RE: trainspotter

From: Dirk van den Heuvel (dirkv@groovedis.com)
Date: Tue Jun 06 2000 - 03:30:39 MET DST

  • Next message: Jason Martin: "RE: trainspotters"

    My understanding of the word trainspotter is that it started quite literally
    with people (mostly men I think) who would watch trains and study them. Like
    really REALLY study them. As to know what kind of trains they were, where
    they went, when they went there, etc. It has come to mean someone a little
    obsessive in their interest in something. A real stickler for details. A
    super collector type.

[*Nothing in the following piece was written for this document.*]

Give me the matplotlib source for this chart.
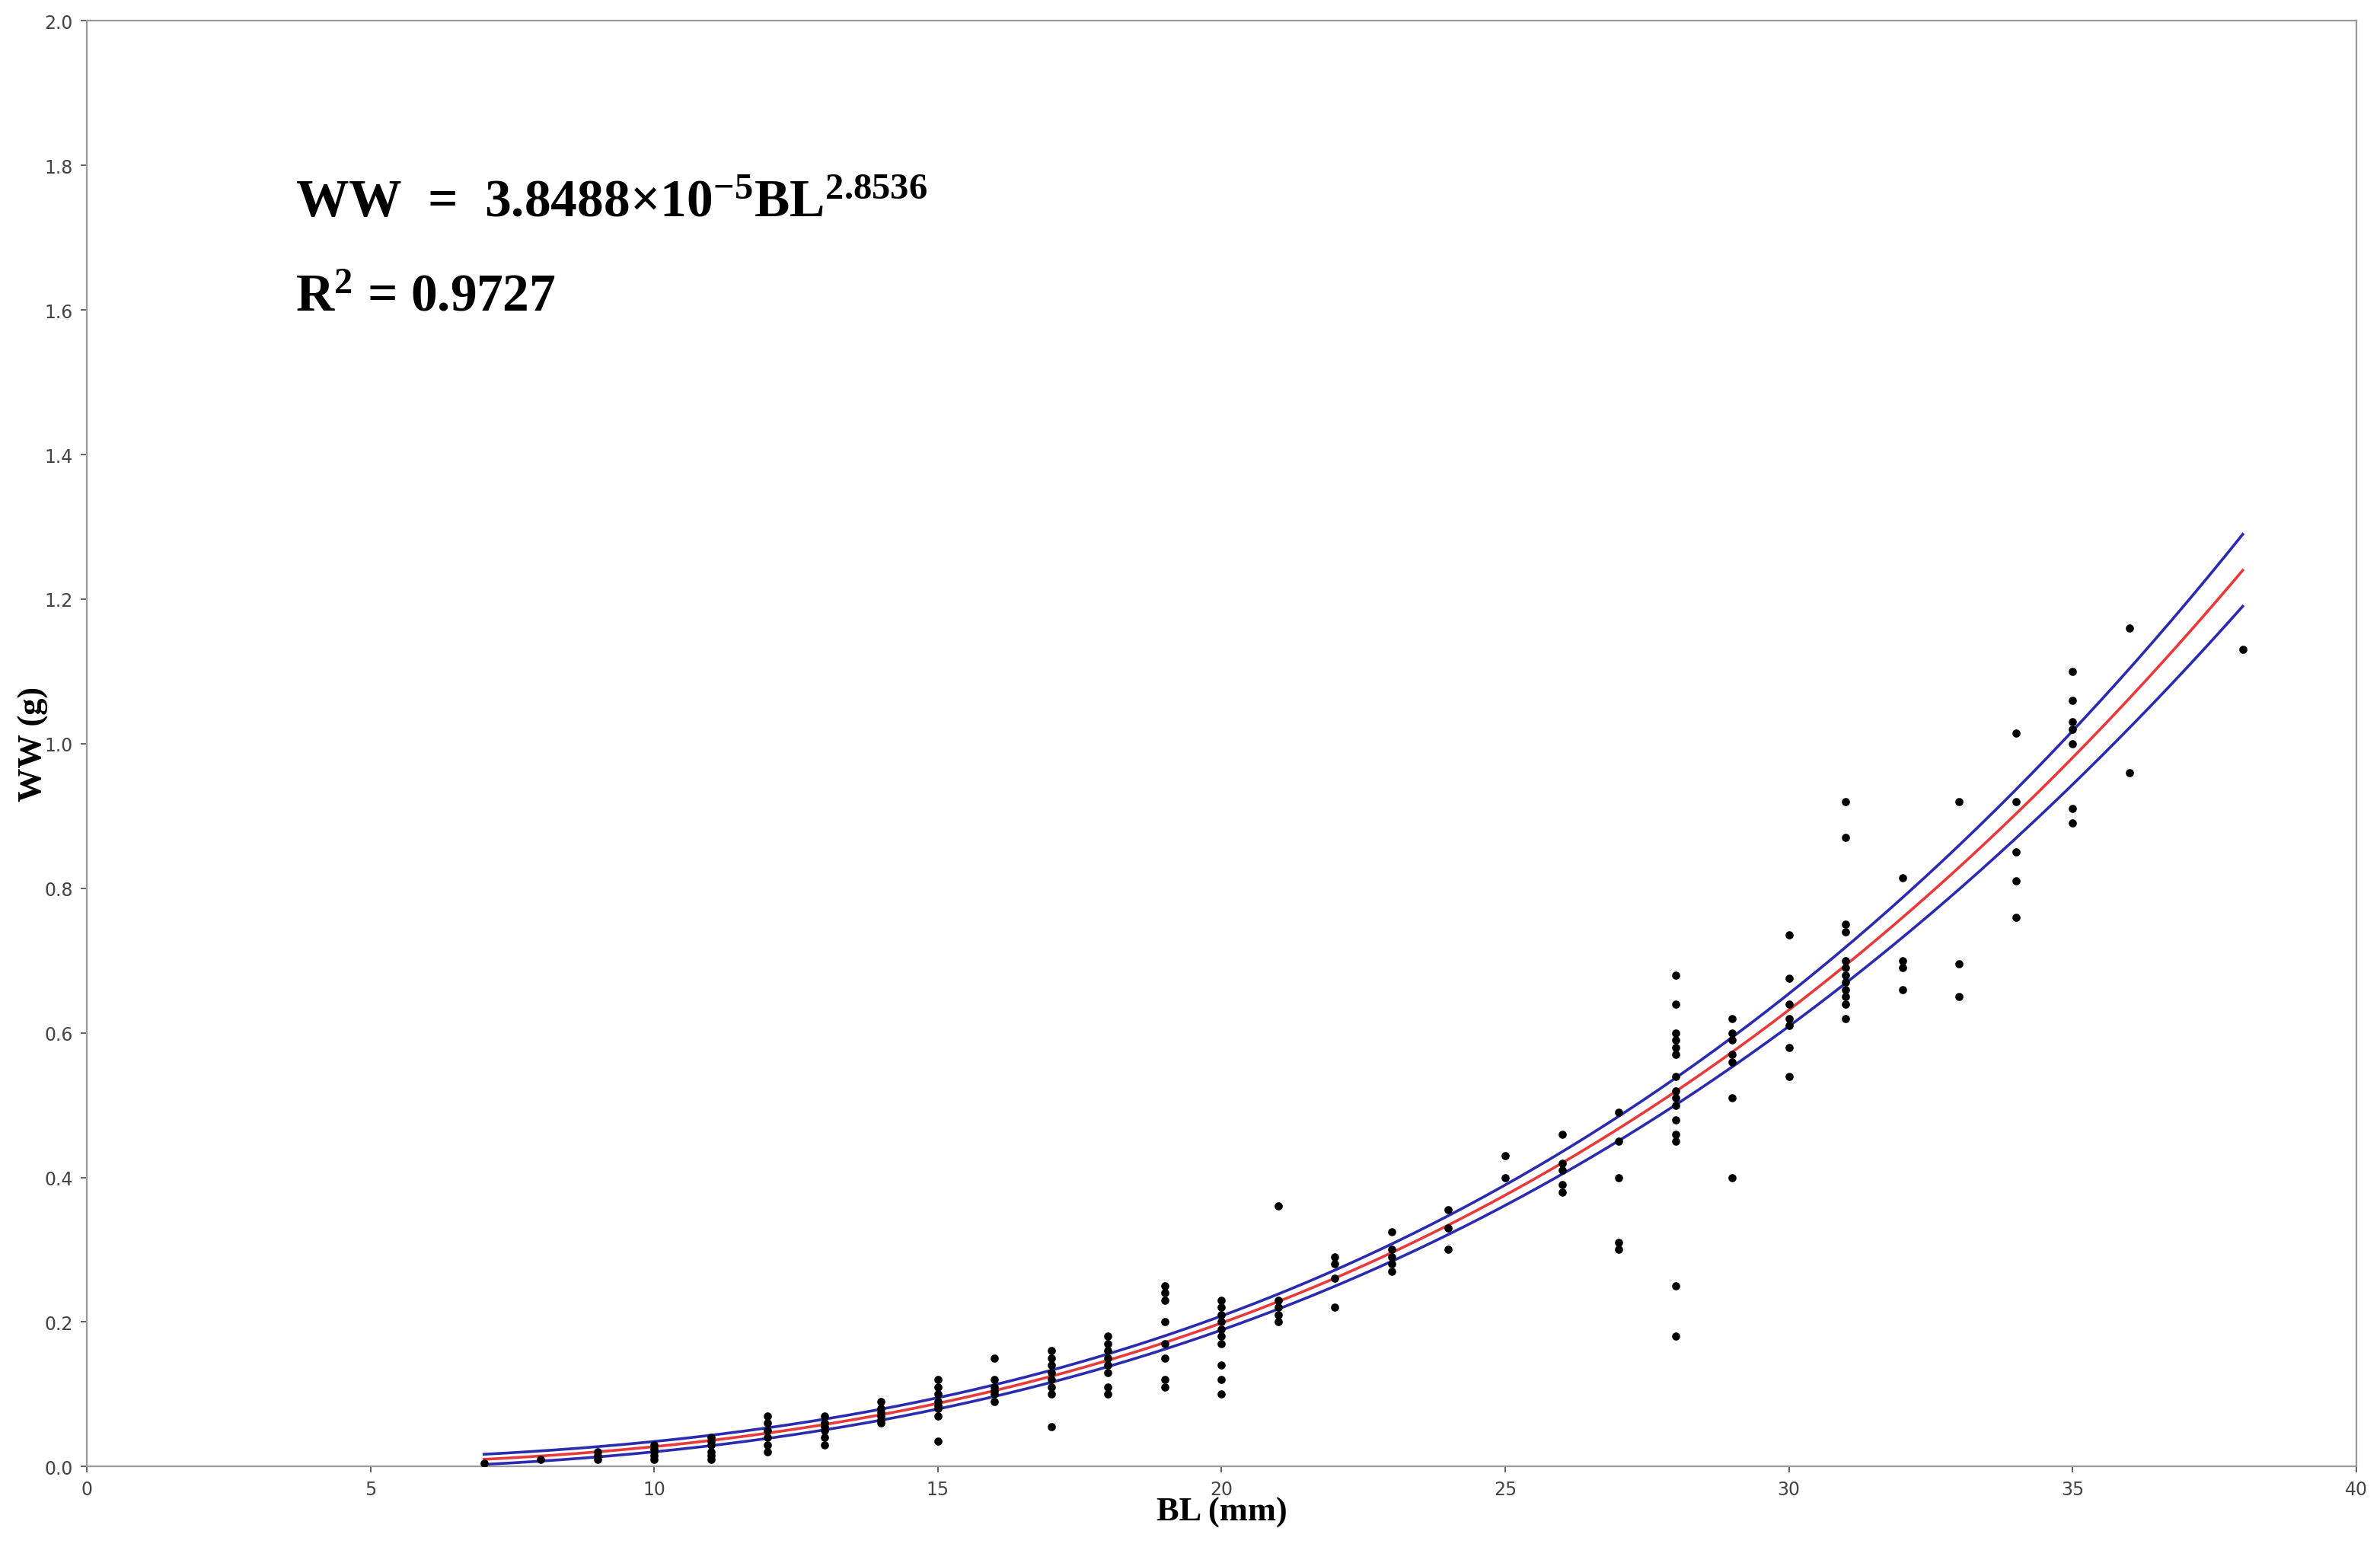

For example a trainspotter when it comes to jazz music
    is the kind of person that knows not only the record a song is from when
    they hear it, but what year it was recorded, who the session players were,
    whether or not the record is still in print, what the cover looks like (when
    it was re-released on this label out of Detroit, run by old man named
    Feezle, who once played in a band with Dizzy Gillespie, in 1958, at a club
    named Shazam, and there's this great live recording of it which is only
    available on import from Spain, on 7", etc. etc.). It has a SLIGHT negative
    connotation sometimes as in "super record geek".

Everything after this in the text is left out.